What to produce ▸ Begin with the first line of the material and write out each line exactly, ending with the line that contains "from matplotlib.lines import Line2D". Pictures are not part of the copy.

══ Data supplied

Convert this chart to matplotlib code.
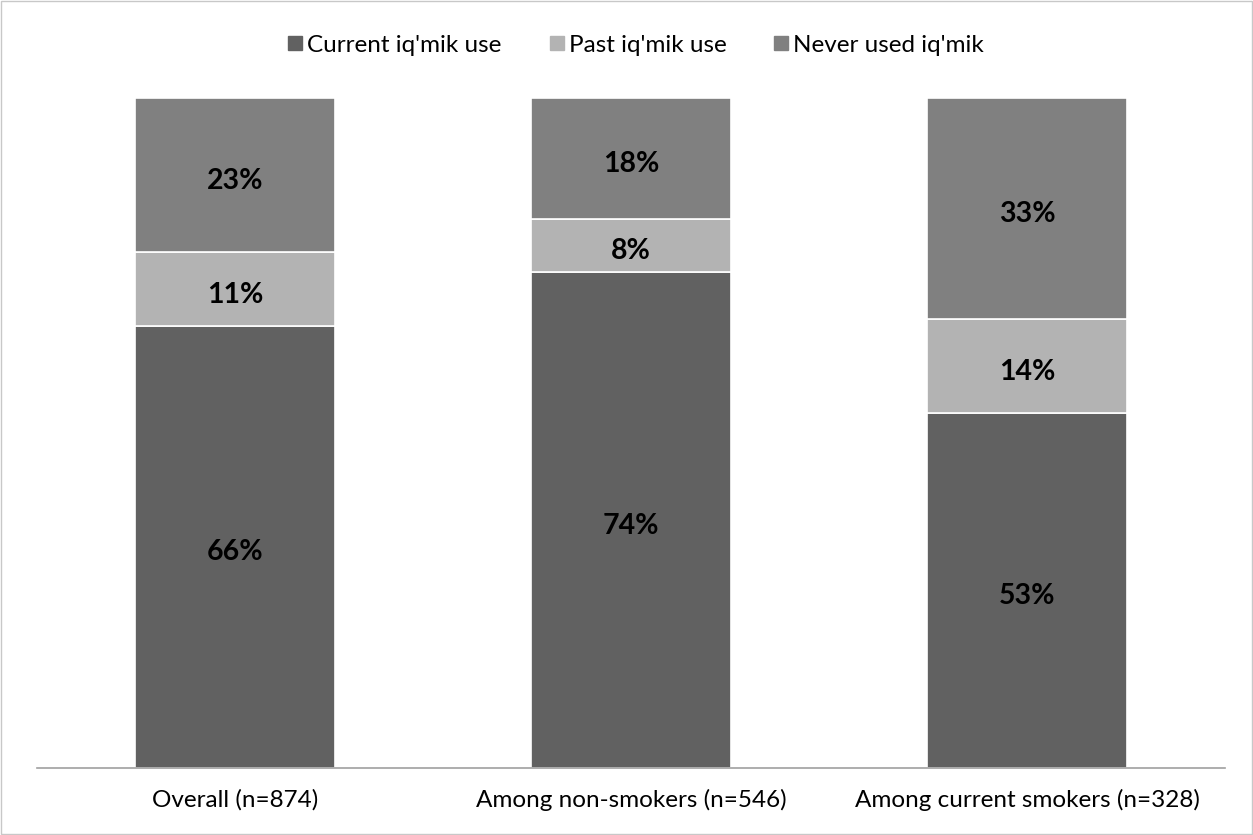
import matplotlib
matplotlib.use("Agg")
import matplotlib.pyplot as plt
from matplotlib.patches import Rectangle
from matplotlib.lines import Line2D

categories = ["Overall (n=874)", "Among non-smokers (n=546)", "Among current smokers (n=328)"]
series_names = ["Current iq'mik use", "Past iq'mik use", "Never used iq'mik"]
current_use = [66, 74, 53]
past_use = [11, 8, 14]
never_used = [23, 18, 33]
colors = ["#616161", "#b3b3b3", "#808080"]

plt.rcParams['font.family'] = ['Lato', 'DejaVu Sans']

fig = plt.figure(figsize=(12.53, 8.35), dpi=100)
ax = fig.add_axes([37 / 1253, 67 / 835, 1188 / 1253, (768 - 98) / 835])

x = list(range(len(categories)))
width = 0.505
bottom = [0] * len(categories)
for vals, col in zip([current_use, past_use, never_used], colors):
    ax.bar(x, vals, width, bottom=bottom, color=col, edgecolor="white", linewidth=1.2)
    for xi, b, v in zip(x, bottom, vals):
        ax.annotate(f"{v}%", (xi, b + v / 2), xytext=(0, -4), textcoords="offset points",
                    ha="center", va="center", fontsize=20.5, fontweight="bold", color="black")
    bottom = [b + v for b, v in zip(bottom, vals)]

ax.set_xlim(-0.5, 2.5)
ax.set_ylim(0, 100)
ax.set_yticks([])
ax.set_xticks(x)
ax.set_xticklabels(categories, fontsize=17.5)
ax.tick_params(axis="x", length=0, pad=15)
for side in ["top", "left", "right"]:
    ax.spines[side].set_visible(False)
ax.spines["bottom"].set_color("#a0a0a0")
ax.spines["bottom"].set_linewidth(1.2)

handles = [Line2D([0], [0], marker="s", linestyle="none", markersize=10,
                  markerfacecolor=c, markeredgecolor=c) for c in colors]
fig.legend(handles, series_names, loc="center left", bbox_to_anchor=(288 / 1253, 1 - 45 / 835),
           ncol=3, frameon=False, fontsize=17.5, handletextpad=0.2, columnspacing=1.95,
           borderpad=0, borderaxespad=0, handlelength=0.6)

fig.add_artist(Rectangle((0.001, 0.001), 0.998, 0.998, transform=fig.transFigure,
                         fill=False, edgecolor="#c8c8c8", linewidth=1))

fig.savefig("out.png", dpi=100)
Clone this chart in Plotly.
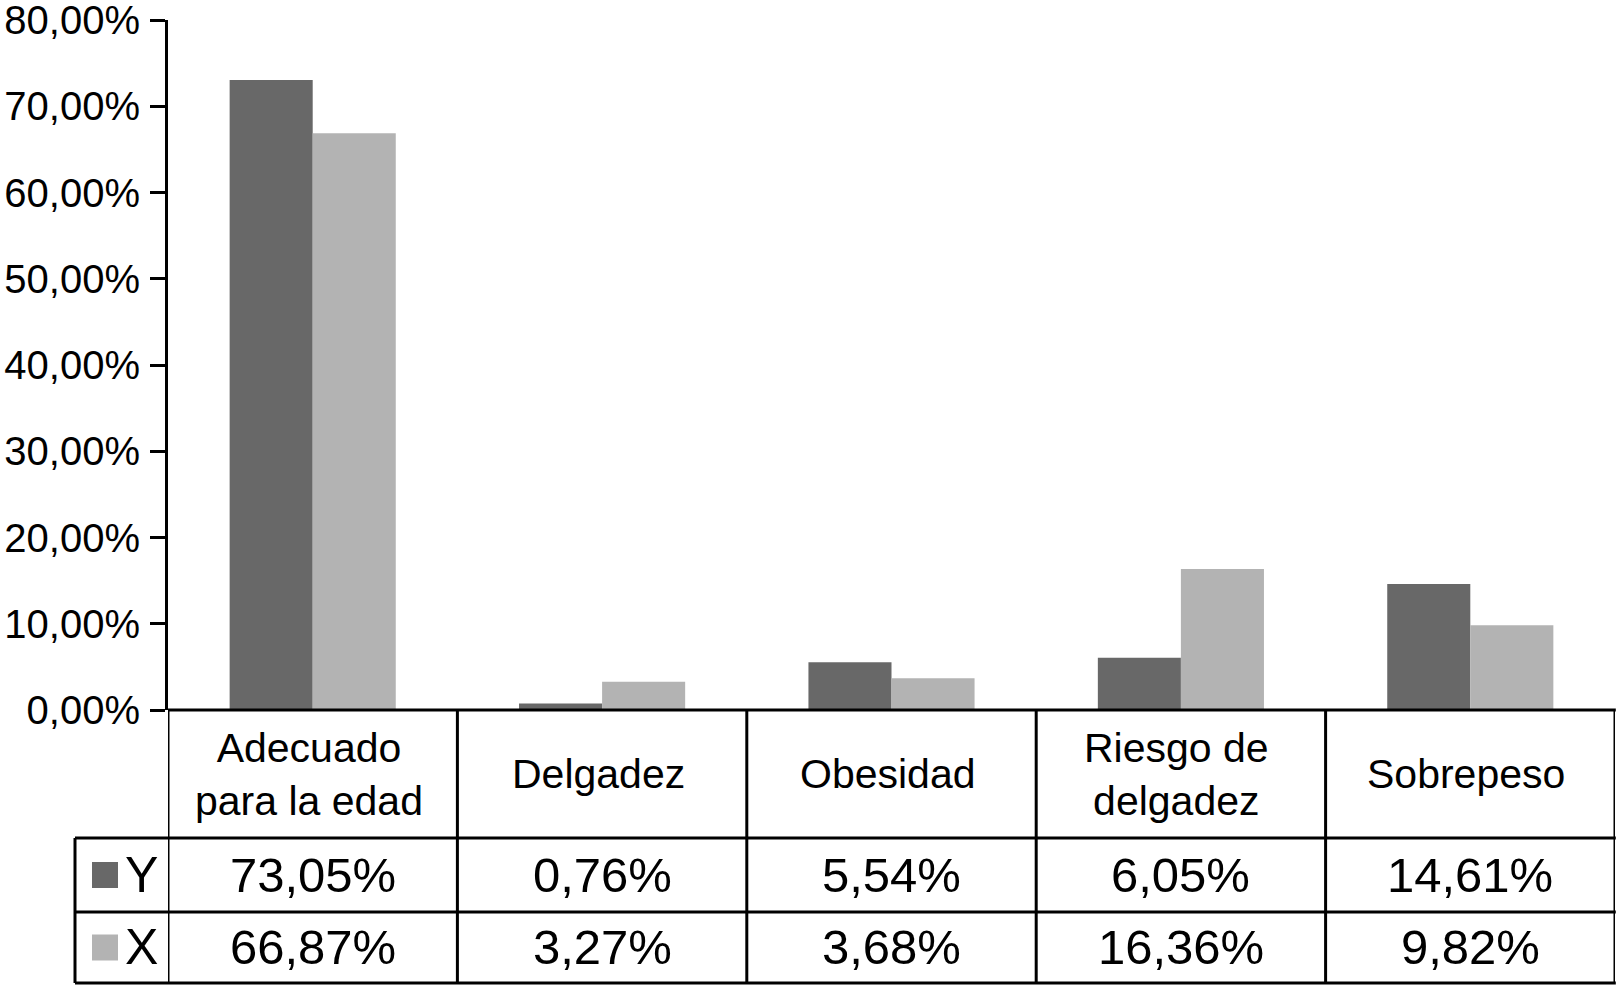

════

Result of this task ▸
Convert this chart to matplotlib code.
import matplotlib
matplotlib.use("Agg")
import matplotlib.pyplot as plt
from matplotlib.patches import Rectangle
from matplotlib.lines import Line2D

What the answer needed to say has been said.